According to the 5 March 1977 issue of Billboard, Baal Records had picked up the master recording for "Move Up Starsky" by The Mexicano for a national release.

It was reported by Music Week in the magazine's 17 September issue that Baal Records had set up their UK operation with Pye Records earlier that year. With some pop and disco acts already signed to them, they were planning to venture into new wave. Conjuring up unique promotion methods to get media attention, the label sent out whips with the J J Jameson release "Rock And Roll Slave". New recordings that the label was promoting in the UK was "Loving You Has Never Come Easy" by Australian act, First Lady and "Me to the Disco" by the AJL Band. They had also signed on Agnes Strange, a former RCA act. The singles they licensed from Canada's GRT label were "Ooh Mama Mama" by Brutus, "Star Born Every Minute" by Ralph Murphy and "Come to the Music" by Ishan People. At the time, Jay Shotam was handling the label's A&R activities, Warren Hoskins was handling promotion and Colin Brain was the MD.

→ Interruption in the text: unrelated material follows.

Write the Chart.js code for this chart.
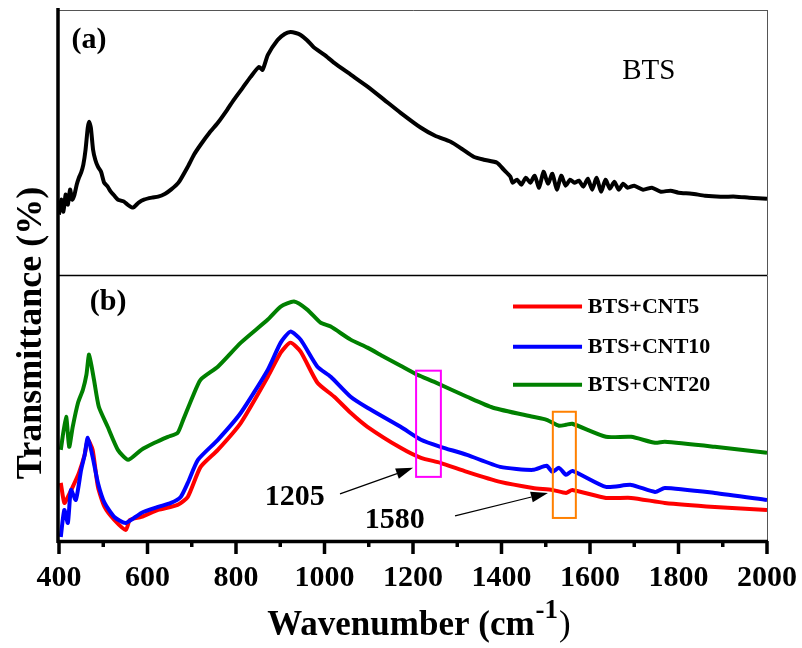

It was noted by Music Week in the magazine's 29 April 1978 issue that Baal Records were seeking second options on major US and European product. At the time they had a London office located at 62 Gloucester Place, London Wl.

As producers, Jay Shotam and Balram Shotam worked with arranger Alan Hill on Christina Ong's 25th Of Last December album which was released on Baal BAL 89009 and Elektra/Asylum Records in 1979.

As of 1980, the directors were, Balram Shotam and Jay Shotam. The sales director was Jeffrey Collins.

It was reported in the 19 January 1980 issue of Music Week that director Balram Shotam and sales director Jeffrey Collins were at the Midem festival seeking a record deal.